Barcelona’s summer does not need another vanity signing. It needs controlled risk, registration logic and profiles Hansi Flick can actually use when the squad is stretched between La Liga, Europe and the physical drag of a World Cup-heavy calendar.
That is why the Viktor Tsygankov link deserves more attention than the headline names. Barca Universal, citing SPORT, has reported that Barcelona are looking at the Girona winger as a low-cost attacking option. AS has also reported that the 28-year-old has communicated his desire to leave Girona after their relegation, with Ajax, Espanyol and Premier League clubs among the interested parties.
This is not a signing designed to sell shirts. It is a test of whether Deco and Flick can separate squad construction from market noise.
A Different Type Of Barcelona Winger
Tsygankov is not a pure touchline sprinter. He is a left-footed right winger who can come inside, combine between the lines and play as an attacking midfielder when the structure demands it. Transfermarkt lists him primarily as a right winger, with the ability to operate across the attacking line.

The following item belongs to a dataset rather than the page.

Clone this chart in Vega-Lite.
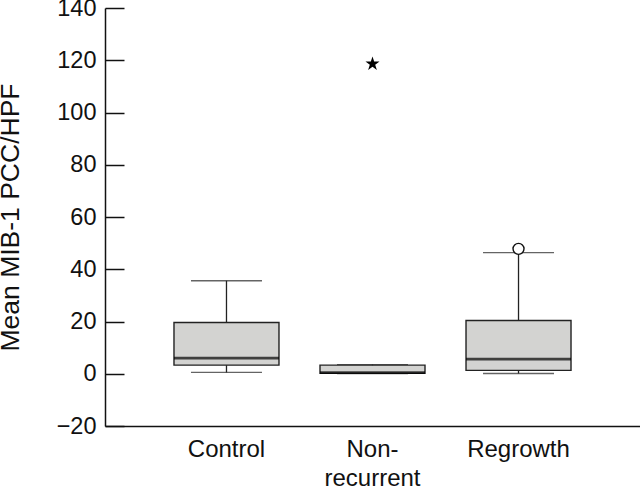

That matters because Barcelona already have elite one-v-one electricity through Lamine Yamal. What they lack, at times, is a rotation player who can protect the ball, press responsibly and give Flick a senior option without forcing the club into another expensive, hard-to-register deal.
Cadena SER’s Girona coverage earlier this year underlined Tsygankov’s off-ball value, describing him as a forward with major defensive commitment and physical sacrifice. For Flick, that is not a footnote. His Barcelona side need wide players who can attack the half-space, then sprint back into the defensive line without turning the right flank into an open corridor.
The Financial Logic Is The Real Story
The key detail is not glamour, but leverage. Girona’s relegation has changed the tone around several senior players, and Tsygankov’s camp is understood to want a consensual exit rather than a public rupture. Girona, however, still hold a strong contractual position, with the player tied down until 2027.
AS has reported that Girona value him at no less than around €15 million, while Dynamo Kyiv still retain a significant economic stake from the original 2023 deal. That complicates the idea of a bargain, but it does not kill it.
For Barcelona, the question is whether a deal can be structured in a way that protects salary space and avoids another registration squeeze. The club have already been forced to make hard calls around exits, including the Ansu Fati fair play deadline. A Tsygankov move only works if it supports that discipline, not if it becomes another clever idea with ugly accounting behind it.
Why Flick Should Like The Fit
Flick’s attacking model needs repeat runners, not passengers. Tsygankov offers experience in La Liga, comfort in combination play and the tactical humility to accept a role that may not guarantee him every major night. That is precisely why this profile is more interesting than it first appears.
If Barcelona are still searching for a blockbuster No.9 after the Harry Kane route went cold, the club cannot afford to overpay for every support piece around that central plan. The smarter move may be to reserve the premium spend for the position that truly changes the ceiling, then use the domestic market for squad balance.
Tsygankov would not walk into Barcelona as a saviour. He would arrive as a grown-up squad solution: flexible, technically secure and already hardened by Spanish football. That is exactly the sort of signing Barcelona have too often ignored while chasing the louder name.
The discipline test is simple. If Deco can land him at the right number, Tsygankov makes sense. If the price drifts toward star-signing territory, Barcelona should walk away fast. That is the line between smart depth and another summer compromise.